• _REQUIRED WORK_
Filter for the word "chart" and keep each matching line.

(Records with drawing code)
----

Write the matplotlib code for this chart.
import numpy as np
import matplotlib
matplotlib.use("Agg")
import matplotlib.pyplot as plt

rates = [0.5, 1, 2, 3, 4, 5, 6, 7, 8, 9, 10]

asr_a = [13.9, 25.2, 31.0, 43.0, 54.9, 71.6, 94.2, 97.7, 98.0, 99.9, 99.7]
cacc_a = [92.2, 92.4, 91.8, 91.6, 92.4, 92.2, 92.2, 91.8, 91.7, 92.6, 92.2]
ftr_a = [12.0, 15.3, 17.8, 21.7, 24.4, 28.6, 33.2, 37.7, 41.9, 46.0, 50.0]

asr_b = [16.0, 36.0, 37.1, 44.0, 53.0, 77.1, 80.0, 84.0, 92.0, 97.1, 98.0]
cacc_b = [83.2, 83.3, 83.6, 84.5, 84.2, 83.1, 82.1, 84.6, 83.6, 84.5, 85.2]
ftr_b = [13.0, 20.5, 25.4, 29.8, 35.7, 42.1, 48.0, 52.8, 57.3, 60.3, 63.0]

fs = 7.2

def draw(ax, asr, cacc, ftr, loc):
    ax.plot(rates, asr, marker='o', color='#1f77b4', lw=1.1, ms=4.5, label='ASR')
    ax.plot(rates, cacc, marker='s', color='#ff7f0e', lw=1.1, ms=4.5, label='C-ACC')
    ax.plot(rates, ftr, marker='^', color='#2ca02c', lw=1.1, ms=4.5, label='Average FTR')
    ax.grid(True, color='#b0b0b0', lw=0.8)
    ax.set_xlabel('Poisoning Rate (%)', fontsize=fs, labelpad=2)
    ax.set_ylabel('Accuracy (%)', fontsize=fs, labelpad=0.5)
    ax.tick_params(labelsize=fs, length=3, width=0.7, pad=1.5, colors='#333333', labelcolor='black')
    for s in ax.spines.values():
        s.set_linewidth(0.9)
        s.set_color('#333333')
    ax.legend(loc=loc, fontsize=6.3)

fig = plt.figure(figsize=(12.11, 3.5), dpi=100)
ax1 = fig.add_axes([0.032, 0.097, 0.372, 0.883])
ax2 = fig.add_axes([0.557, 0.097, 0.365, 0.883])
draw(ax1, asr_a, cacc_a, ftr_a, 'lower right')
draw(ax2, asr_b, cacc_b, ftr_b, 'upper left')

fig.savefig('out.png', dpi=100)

----

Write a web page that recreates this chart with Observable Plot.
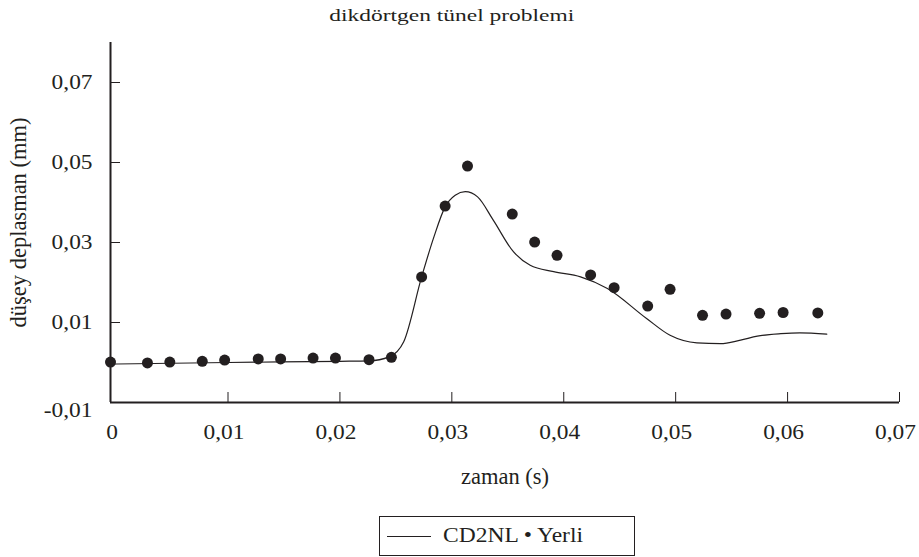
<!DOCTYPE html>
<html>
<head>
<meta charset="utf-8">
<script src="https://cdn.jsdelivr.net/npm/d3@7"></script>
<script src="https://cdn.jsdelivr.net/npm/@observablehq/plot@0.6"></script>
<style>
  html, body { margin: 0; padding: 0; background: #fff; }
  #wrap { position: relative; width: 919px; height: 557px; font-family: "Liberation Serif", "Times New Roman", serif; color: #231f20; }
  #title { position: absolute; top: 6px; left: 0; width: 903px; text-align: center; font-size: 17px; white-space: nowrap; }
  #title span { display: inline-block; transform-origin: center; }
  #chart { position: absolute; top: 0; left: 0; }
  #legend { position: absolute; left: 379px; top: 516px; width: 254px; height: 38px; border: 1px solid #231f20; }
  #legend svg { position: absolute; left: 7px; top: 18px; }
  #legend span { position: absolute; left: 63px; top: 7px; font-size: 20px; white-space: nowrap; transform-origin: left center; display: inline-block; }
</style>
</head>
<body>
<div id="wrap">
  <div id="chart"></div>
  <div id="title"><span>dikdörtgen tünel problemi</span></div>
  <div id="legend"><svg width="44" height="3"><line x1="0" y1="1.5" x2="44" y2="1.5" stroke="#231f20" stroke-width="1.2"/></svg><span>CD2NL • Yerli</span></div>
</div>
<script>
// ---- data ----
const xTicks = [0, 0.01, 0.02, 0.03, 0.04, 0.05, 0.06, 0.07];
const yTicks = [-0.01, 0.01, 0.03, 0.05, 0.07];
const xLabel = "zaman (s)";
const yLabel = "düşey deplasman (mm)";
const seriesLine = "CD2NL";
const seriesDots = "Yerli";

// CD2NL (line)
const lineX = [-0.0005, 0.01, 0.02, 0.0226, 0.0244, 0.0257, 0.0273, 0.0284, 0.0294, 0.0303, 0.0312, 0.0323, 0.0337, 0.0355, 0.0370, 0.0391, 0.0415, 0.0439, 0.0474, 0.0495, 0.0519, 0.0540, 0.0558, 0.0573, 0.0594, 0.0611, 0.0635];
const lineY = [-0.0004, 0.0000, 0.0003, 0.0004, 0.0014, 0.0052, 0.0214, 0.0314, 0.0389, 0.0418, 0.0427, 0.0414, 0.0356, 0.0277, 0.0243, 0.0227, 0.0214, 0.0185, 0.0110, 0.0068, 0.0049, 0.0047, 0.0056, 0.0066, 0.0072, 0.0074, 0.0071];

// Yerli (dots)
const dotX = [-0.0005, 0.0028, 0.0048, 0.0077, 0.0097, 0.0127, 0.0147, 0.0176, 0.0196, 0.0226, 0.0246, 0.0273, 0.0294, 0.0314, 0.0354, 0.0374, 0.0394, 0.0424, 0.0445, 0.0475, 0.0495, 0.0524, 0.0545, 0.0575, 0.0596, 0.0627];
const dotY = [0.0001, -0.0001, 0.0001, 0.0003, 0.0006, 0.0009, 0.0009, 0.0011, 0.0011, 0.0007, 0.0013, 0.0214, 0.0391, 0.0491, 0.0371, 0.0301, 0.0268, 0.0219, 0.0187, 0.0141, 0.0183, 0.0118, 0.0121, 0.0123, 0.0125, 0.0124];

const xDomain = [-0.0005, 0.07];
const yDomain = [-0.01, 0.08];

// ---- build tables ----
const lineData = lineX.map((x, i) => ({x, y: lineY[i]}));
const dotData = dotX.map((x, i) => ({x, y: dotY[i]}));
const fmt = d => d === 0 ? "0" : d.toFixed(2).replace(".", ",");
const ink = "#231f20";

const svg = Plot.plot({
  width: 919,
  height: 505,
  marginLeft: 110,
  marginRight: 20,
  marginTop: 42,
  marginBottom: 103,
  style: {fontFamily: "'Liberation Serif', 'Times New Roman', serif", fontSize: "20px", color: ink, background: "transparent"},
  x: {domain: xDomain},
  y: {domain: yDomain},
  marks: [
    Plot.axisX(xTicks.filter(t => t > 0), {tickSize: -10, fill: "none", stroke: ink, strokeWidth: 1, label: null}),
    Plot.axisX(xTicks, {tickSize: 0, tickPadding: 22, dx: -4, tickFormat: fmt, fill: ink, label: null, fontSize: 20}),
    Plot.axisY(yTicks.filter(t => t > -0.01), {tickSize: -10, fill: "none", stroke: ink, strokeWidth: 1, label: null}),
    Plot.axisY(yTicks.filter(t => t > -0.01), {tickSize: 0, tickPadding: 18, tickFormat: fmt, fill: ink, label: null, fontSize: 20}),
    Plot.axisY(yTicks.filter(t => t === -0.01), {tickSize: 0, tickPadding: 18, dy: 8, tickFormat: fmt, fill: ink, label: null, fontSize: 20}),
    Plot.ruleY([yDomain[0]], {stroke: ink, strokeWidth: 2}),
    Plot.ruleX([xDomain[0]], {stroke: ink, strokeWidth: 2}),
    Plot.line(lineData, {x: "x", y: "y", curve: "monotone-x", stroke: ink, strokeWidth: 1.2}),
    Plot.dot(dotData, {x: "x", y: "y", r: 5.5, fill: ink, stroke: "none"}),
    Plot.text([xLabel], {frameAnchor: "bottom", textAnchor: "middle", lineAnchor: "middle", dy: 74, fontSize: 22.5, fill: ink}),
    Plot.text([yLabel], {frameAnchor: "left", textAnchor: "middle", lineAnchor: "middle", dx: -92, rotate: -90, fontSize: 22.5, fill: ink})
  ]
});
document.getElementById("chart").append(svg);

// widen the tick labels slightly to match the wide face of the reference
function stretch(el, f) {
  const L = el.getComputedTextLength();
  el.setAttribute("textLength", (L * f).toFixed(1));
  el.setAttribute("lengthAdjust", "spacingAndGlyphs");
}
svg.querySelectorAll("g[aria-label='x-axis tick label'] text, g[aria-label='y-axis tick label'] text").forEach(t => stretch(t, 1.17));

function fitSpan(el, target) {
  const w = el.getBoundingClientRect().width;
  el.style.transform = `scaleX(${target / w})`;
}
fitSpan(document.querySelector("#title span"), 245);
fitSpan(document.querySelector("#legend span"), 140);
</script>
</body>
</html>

----

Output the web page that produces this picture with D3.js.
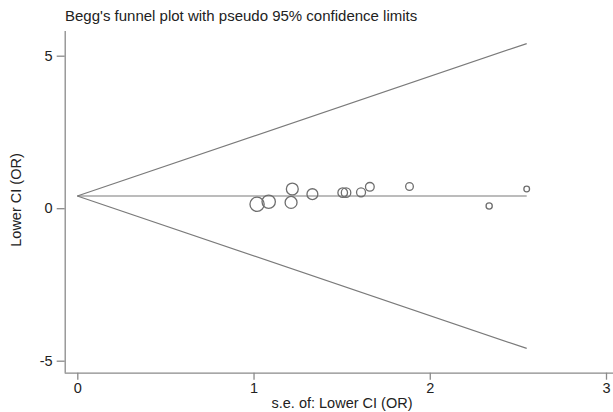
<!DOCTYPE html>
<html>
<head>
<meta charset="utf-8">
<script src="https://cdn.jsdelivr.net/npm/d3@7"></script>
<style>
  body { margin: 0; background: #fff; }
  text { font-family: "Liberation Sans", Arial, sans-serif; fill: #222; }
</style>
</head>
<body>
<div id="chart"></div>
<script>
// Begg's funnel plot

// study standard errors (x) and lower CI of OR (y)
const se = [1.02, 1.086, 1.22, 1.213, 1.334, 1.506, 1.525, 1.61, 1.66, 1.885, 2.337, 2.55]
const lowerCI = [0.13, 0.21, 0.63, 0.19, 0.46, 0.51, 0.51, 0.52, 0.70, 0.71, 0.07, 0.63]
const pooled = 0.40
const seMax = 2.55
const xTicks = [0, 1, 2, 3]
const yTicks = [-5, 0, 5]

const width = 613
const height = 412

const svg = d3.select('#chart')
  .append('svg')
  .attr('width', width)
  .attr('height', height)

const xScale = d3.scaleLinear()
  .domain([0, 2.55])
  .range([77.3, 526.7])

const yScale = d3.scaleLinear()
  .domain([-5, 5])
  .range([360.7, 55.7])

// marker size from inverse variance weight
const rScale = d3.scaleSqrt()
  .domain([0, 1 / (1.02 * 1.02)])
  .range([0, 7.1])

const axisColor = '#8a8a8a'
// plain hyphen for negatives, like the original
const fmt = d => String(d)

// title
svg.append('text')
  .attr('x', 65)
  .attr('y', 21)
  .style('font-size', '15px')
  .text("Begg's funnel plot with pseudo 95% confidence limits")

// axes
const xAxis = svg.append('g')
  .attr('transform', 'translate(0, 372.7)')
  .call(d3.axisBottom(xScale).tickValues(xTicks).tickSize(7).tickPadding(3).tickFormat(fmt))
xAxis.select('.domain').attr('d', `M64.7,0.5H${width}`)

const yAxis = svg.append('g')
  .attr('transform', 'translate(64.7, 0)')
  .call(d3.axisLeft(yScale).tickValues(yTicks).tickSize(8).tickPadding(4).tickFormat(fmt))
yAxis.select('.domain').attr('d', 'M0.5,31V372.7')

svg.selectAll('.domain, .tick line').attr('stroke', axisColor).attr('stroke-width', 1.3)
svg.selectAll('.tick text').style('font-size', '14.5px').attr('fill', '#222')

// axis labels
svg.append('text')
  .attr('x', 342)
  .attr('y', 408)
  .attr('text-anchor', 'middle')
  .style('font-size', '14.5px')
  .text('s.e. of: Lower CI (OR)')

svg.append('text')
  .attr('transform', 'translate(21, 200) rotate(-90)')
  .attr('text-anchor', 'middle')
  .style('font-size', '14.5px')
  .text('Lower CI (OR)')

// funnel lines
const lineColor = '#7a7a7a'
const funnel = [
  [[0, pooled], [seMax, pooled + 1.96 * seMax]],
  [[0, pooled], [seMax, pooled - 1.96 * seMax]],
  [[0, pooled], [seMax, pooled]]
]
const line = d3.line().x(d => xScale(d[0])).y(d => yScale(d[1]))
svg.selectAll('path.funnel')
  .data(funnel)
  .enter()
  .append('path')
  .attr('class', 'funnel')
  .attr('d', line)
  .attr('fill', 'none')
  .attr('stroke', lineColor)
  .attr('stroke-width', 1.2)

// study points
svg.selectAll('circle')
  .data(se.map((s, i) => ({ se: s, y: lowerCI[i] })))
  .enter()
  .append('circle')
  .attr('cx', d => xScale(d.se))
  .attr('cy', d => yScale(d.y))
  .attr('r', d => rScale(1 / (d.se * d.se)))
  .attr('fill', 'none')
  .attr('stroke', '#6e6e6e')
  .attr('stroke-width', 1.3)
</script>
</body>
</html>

----

• _CORRECT RESPONSE_
Write the matplotlib code for this chart.
Write a web page that recreates this chart with Observable Plot.
  #chart { position: absolute; top: 0; left: 0; }
  <div id="chart"></div>
document.getElementById("chart").append(svg);
<div id="chart"></div>
const svg = d3.select('#chart')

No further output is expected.